In the beginning, however, he could count the number of visitors over a whole month in the dozens. "The first two months were really confusing. I doubted the worth of writing because where were only one or two readers a day," he says. "But when I closed my server people were asking why and asking me to go on. So I went on."
Wang cites a small but interesting discovery he made at a company Christmas party when he was still at Microsoft to explain the "spiritual" spur that led him to persist with his online mission.
"We were all sitting around a very long table loaded with food and drink. There were many floating balloons that were tied at the table. The roof of the hall we were in was extremely high," he recalls. "Suddenly I fancied that if I split the plastic rope holding one of the balloons into eight parts and knotted them together, the balloon would float higher. And if it did that continuously, undoubtedly the balloon would finally touch the roof."
He decided to test his assumption. One hour later and with the help of 10 colleagues, the balloon was floating higher and higher. Then another 20 people at the Christmas party came to help and four hours later the balloon reached the roof.
"See? The power of accumulation is gigantic. It helps you achieve those seemingly impossible things," Wang says with a smile. "Knotting ropes together is similar to spending 15 minutes on a blog each night. In both cases, I expect the support of others and recognition but I never count on them. The only thing I'm certain about is that I'm marching in the right direction."
500th piece
Visits to his blog rose sharply when Wang moved on to his 500th piece. To ensure he has something interesting every day, he chooses one topic at a time and saves other ideas for possible slack times. "The volume of visits is not that important," he says. "Daily blogging is to keep a kind of memory for myself. I hope that today's Wang Jianshuo will always be better than the person he was yesterday."
Wang left Microsoft in March 2005 and began working on establishing Kijiji, which was launched worldwide as a network of online classified Websites where people advertise jobs, apartments, goods, activities and all kinds of services and demands for free.

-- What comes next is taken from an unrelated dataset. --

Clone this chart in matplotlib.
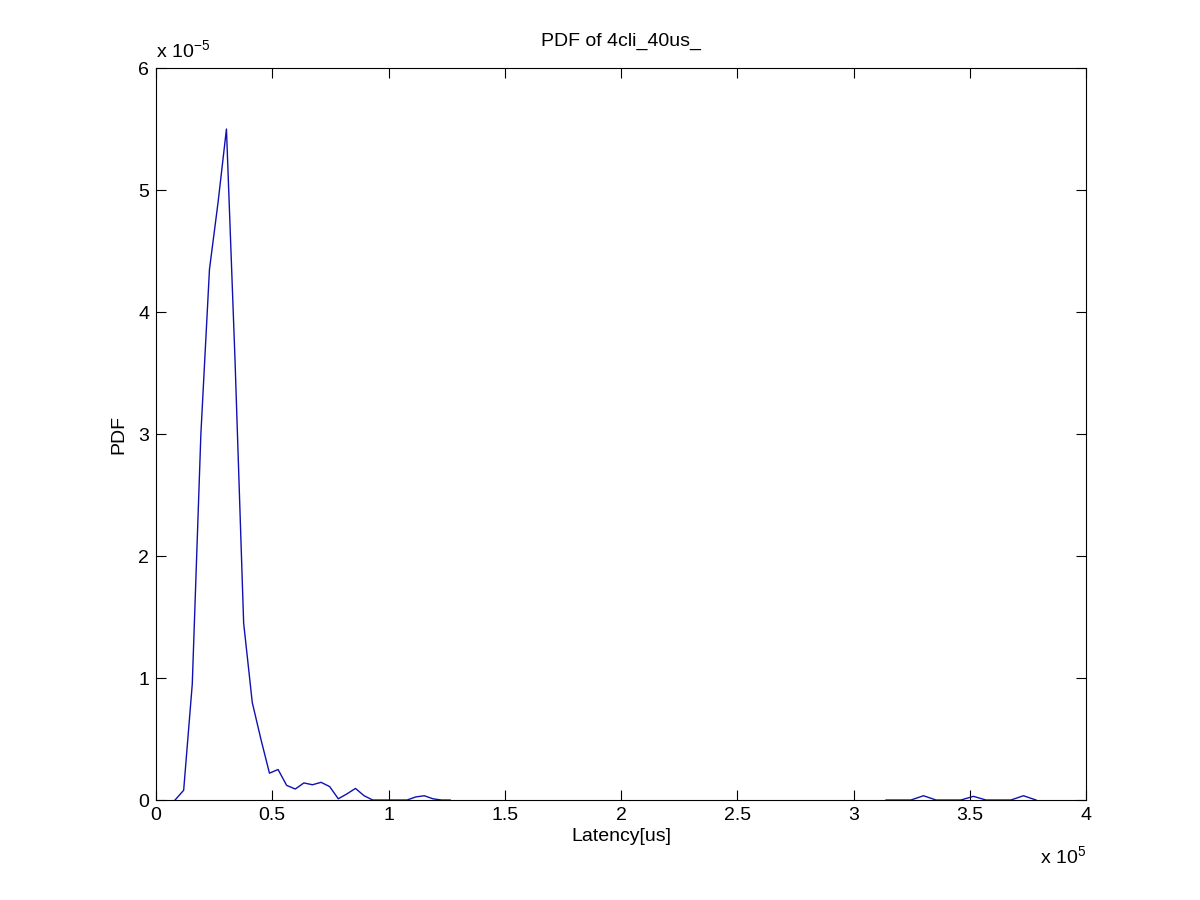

In a farewell e-mail to Microsoft he wrote: "It is autumn now and the fruit has ripened so that it doesn't feel pain when it is picked."
He says he chose to leave because he still has vivid dreams about the potential of the Internet. And he also believes in Kijiji's potential to change people's lives in China. The new network, while a Web base for traditional advertising, is also a platform for all kinds of information exchanges.
"There is something in common between Kijiji - which means 'village' in Swahili - and this blog," Wang wrote on his blog. "Just as I have built up this community with passion and a willingness to share, so I believe that Kijiji will be a community which can have a great impact."
He says that on Kijiji people may publish "weird" messages such as where to find good PC games or a partner or a car. They may also look for people with whom to play chess after work or to invite anyone interested in participating in group running around Pudong's Century Park every Tuesday night.
Wang loves traveling and says he has read his favorite book, "The Art of Travel" by Alain de Botton, some 50 times. He recommends the book fervently to others on the blog. He takes photos wherever and whenever he travels including even on his way to and from home.
"To live in your city is somehow the same as traveling as long as you have a heart to feel things," he says. "I hope to live a simple life and to do interesting things. Also, I hope that what I'm doing may change my life and the lives of others a little. Just 'a little' is enough."